Perché richiede scelte radicali e quindi non lascia più tempo alla politica del "ma anche". Ma abbandonare ora il sistema fossile significa toccare interessi e poteri e non è semplice in una fase di debolezza della politica come quella che stiamo vivendo, nella quale non si fanno le scelte ma si subiscono e ratificano. C'è poi un tema culturale enorme: dalla classe dirigente politica a quella industriale, fino al mondo dell'informazione, sembrano tutti all'oscuro delle grandi potenzialità che questo Paese ha nel campo della sostenibilità ambientale. Brevetti italiani che all'estero stanno avendo grande successo, in Italia non hanno diritto di cittadinanza. Penso all'economia circolare, di cui tutti si riempiono la bocca, ma per la quale abbiamo previsto pochissimi decreti attuativi per aiutare le imprese a recuperare i rifiuti. E questo perché non se ne capiscono le potenzialità anche in termini economici e di posti di lavoro.
"Tanti interpretano la transizione ecologica come un viatico per continuare a fare quello che si è sempre fatto. È il limite culturale del tecnico Cingolani punta tutto sulla tecnologia. Serve invece una rivoluzione sociale"
Basta cambiare fonti energetiche per salvare il pianeta e noi stessi, mantenendo questo modello di sviluppo?

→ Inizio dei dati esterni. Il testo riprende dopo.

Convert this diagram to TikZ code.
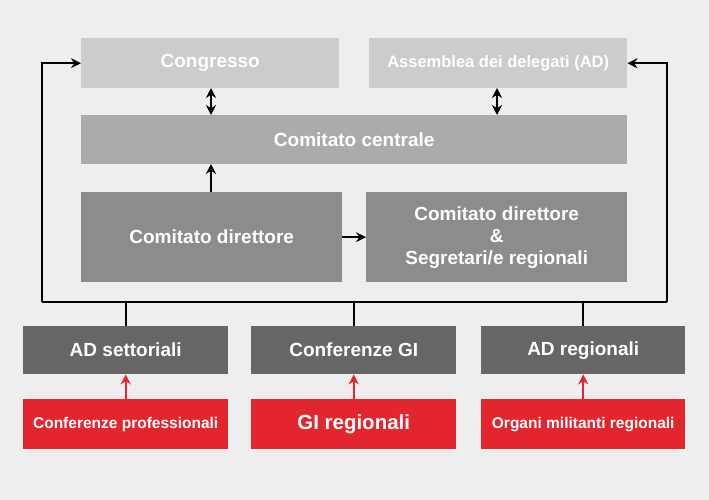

Tanti interpretano la transizione ecologica come un viatico per continuare a fare quello che si è sempre fatto, semplicemente grazie allo sviluppo di nuove tecnologie. È esattamente questo il limite culturale del tecnico Cingolani che pensa che la supremazia tecnologica risolva tutti i problemi. Dobbiamo invece cambiare tutto passando ad esempio da un modello centralizzato dell'energia basato sul consumo come dogma principale a piccole comunità energetiche in cui gli utenti sono anche produttori e fornitori di energia nella loro comunità territoriale. Serve una grande rivoluzione sociale, non una mera operazione di maquillage del sistema capitalistico e questo fa paura.